Este é um daqueles momentos em que a realidade parece ter suplantado a ficção.
Se já (antes) tínhamos esta percepção, num tempo de múltiplas incertezas, das alterações climáticas à política, este novo quotidiano que (todos) experienciamos valida este dado incontornável que mais parece um argumento saído de um filme-catástrofe.
É difícil contornar o vírus que nos contamina, amedronta e paralisa como sociedade (globalizada).
A rotina destes dias remete-nos para uma realidade distópica, na qual uma larga percentagem da população (mundial) acatou, sem precedentes na história recente, uma ordem de confinamento e de isolamento social para suster a pandemia.
Este é, também, um tempo propício a uma “epidemia de informação”, na medida em que “as pessoas prestam mais atenção às informações negativas” e “sentem-se mais motivadas a transmiti-las aos outros” sobretudo, agora, que estão ligadas o tempo todo (Samuel Paul Veissiere, 14/03/20).
Este comportamento é inteiramente justificável perante o receio de algo que nos é desconhecido (e estranho), e porque necessitamos encontrar uma razão para justificar o que nos está a acontecer. Proliferam as teorias da conspiração, o estigma e a exacerbação de estereótipos: há quem acredite no anátema do estrangeiro ou do vírus que veio do longe; ou da punição da mãe natureza à acção do homem sobre o planeta.
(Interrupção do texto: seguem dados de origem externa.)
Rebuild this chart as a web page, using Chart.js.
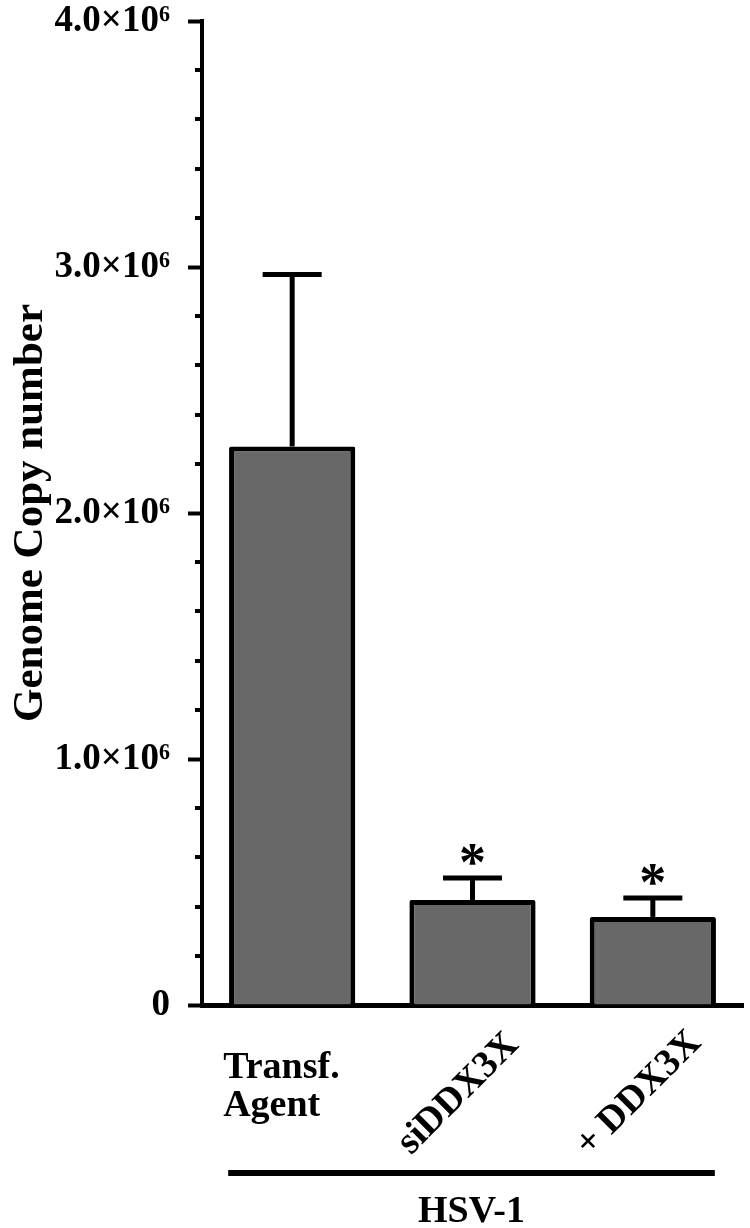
<!DOCTYPE html>
<html>
<head>
<meta charset="utf-8">
<script src="https://cdn.jsdelivr.net/npm/chart.js@4"></script>
<style>
  body { margin: 0; background: #fff; }
  canvas { display: block; }
</style>
</head>
<body>
<canvas id="copyChart" width="750" height="1228"></canvas>
<script>
// values
const categories = ['Transf. Agent', 'siDDX3X', '+ DDX3X'];
const categoryLines = [['Transf.', 'Agent'], ['siDDX3X'], ['+ DDX3X']];
const rotatedLabel = [false, true, true];
const copyNumbers = [2270000, 427000, 358000];
const errorUp = [700000, 89000, 77000];
const significance = ['', '*', '*'];
const yMajorTicks = [0, 1000000, 2000000, 3000000, 4000000];
const yMinorStep = 200000;
const groupLabel = 'HSV-1';
const yTitle = 'Genome Copy number';

const serif = '"Liberation Serif", "Times New Roman", serif';

function tickLabel(v) {
    if (v === 0) return '0';
    return (v / 1000000).toFixed(1) + '×10⁶';
}

// error bars, asterisks, minor ticks, category labels and the HSV-1 bracket
const extrasPlugin = {
    id: 'extras',
    afterDatasetsDraw(chart) {
        const ctx = chart.ctx;
        const x = chart.scales.x;
        const y = chart.scales.y;
        const meta = chart.getDatasetMeta(0);

        ctx.save();
        ctx.strokeStyle = '#000';
        ctx.fillStyle = '#000';

        // error bars (upper only)
        meta.data.forEach((bar, i) => {
            const cx = bar.x;
            const top = y.getPixelForValue(copyNumbers[i]);
            const cap = y.getPixelForValue(copyNumbers[i] + errorUp[i]);
            ctx.lineWidth = 5;
            ctx.beginPath();
            ctx.moveTo(cx, top);
            ctx.lineTo(cx, cap);
            ctx.stroke();
            ctx.beginPath();
            ctx.moveTo(cx - 29.5, cap);
            ctx.lineTo(cx + 29.5, cap);
            ctx.stroke();

            if (significance[i]) {
                ctx.font = 'bold 54px ' + serif;
                ctx.textAlign = 'center';
                ctx.textBaseline = 'alphabetic';
                ctx.fillText(significance[i], cx, cap + 2);
            }
        });

        // minor ticks on the y axis
        ctx.lineWidth = 4;
        for (let v = yMinorStep; v < y.max; v += yMinorStep) {
            if (yMajorTicks.some(m => Math.abs(m - v) < 1)) continue;
            const py = Math.round(y.getPixelForValue(v));
            ctx.beginPath();
            ctx.moveTo(chart.chartArea.left - 7, py);
            ctx.lineTo(chart.chartArea.left, py);
            ctx.stroke();
        }

        // category labels
        ctx.font = 'bold 38px ' + serif;
        categoryLines.forEach((lines, i) => {
            const cx = x.getPixelForValue(i);
            if (!rotatedLabel[i]) {
                ctx.textAlign = 'left';
                ctx.textBaseline = 'alphabetic';
                lines.forEach((t, k) => {
                    ctx.fillText(t, cx - 69, 1078 + k * 38);
                });
            } else {
                ctx.save();
                ctx.translate(cx - 14, 1094);
                ctx.rotate(-Math.PI / 4);
                ctx.textAlign = 'center';
                ctx.textBaseline = 'middle';
                ctx.fillText(lines[0], 0, 0);
                ctx.restore();
            }
        });

        // group bracket
        const x0 = x.getPixelForValue(0) - 64;
        const x1 = x.getPixelForValue(categories.length - 1) + 62;
        ctx.lineWidth = 6;
        ctx.beginPath();
        ctx.moveTo(x0, 1173);
        ctx.lineTo(x1, 1173);
        ctx.stroke();
        ctx.textAlign = 'center';
        ctx.textBaseline = 'alphabetic';
        ctx.fillText(groupLabel, (x0 + x1) / 2, 1222);

        ctx.restore();
    }
};

const ctx = document.getElementById('copyChart').getContext('2d');
const copyChart = new Chart(ctx, {
    type: 'bar',
    data: {
        labels: categories,
        datasets: [{
            data: copyNumbers,
            backgroundColor: '#686868',
            borderColor: '#000',
            borderWidth: 5,
            borderRadius: 2,
            categoryPercentage: 1,
            barPercentage: 0.7
        }]
    },
    options: {
        responsive: false,
        animation: false,
        layout: {
            padding: { top: 21, right: 7, bottom: 223, left: 0 }
        },
        plugins: {
            legend: { display: false },
            tooltip: { enabled: false }
        },
        scales: {
            x: {
                grid: { display: false, drawTicks: false },
                ticks: { display: false },
                border: { display: true, color: '#000', width: 5 }
            },
            y: {
                min: 0,
                max: 4000000,
                afterFit: function (scale) {
                    scale.width = 202;
                    scale.paddingTop = 0;
                    scale.paddingBottom = 0;
                },
                afterBuildTicks: function (scale) {
                    scale.ticks = yMajorTicks.map(v => ({ value: v }));
                },
                grid: {
                    drawOnChartArea: false,
                    drawTicks: true,
                    tickLength: 14,
                    tickWidth: 4,
                    tickColor: '#000'
                },
                border: { display: true, color: '#000', width: 4 },
                ticks: {
                    color: '#000',
                    padding: 18,
                    font: { family: serif, size: 37, weight: 'bold' },
                    callback: function (v) { return tickLabel(v); }
                },
                title: {
                    display: true,
                    text: yTitle,
                    color: '#000',
                    padding: { top: 5, bottom: 0 },
                    font: { family: serif, size: 43, weight: 'bold' }
                }
            }
        }
    },
    plugins: [extrasPlugin]
});
</script>
</body>
</html>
O “pânico moral” difunde-se a uma velocidade estonteante perante a avalanche informativa, promove o medo e o receio perante as dúvidas de uma cura que não se compagina com o horizonte temporal da racionalidade económica (e da necessária normalização dos tempos modernos).
As ilhas (já) não estão isoladas, a distância geográfica aqui não funciona como defesa natural, apesar de, por estes dias, procurarmos um corte umbilical com a conectividade que sempre lutamos por ter, por forma a tentarmos (sós) conter os malefícios desta (nova) peste que nos remete para uma “memória arcaica” e de “temores que pensávamos esquecidos e enterrados” (Paulo Pires do Vale, 20/03/20).
Paralelamente, há quem acredite que, depois de tudo isto, a humanidade sairá reforçada e que iremos todos (empresas, estado, indivíduos e sociedade) agir melhor e, de forma, mais solidária. Será que perante esta (nova) crise económica abrupta (e total), haverá espaço para repensarmos todo o percurso até aqui ou, no dia seguinte, haverá necessidade de acelerar todo o processo económico na reposição do tempo perdido e dos rendimentos das famílias?
O mundo como o conhecemos será, inevitavelmente, diferente. Resta saber quanto e em que medida?
Iremos alterar a nossa forma de mobilidade? Se assim for o turismo, como hoje o conhecemos, irá sofrer um duro reajustamento.
Para o filósofo Yuval Noah Harari (21/03/20), a solução de futuro não passa por desmantelar o nosso sistema global de comércio e transportes, pois isto “não nos protegerá verdadeiramente de epidemias futuras” mas, sim, por mais “investigação científica”, pela “troca de informações mais aberta” e pela “criação de um sistema de saúde verdadeiramente global”.
Desejo que esta seja, efectivamente, uma “anormalidade temporária” e que este seja o tempo de (primeiro) cuidar dos vivos, para que a economia recupere depois (Rui Tavares, 18/03/20).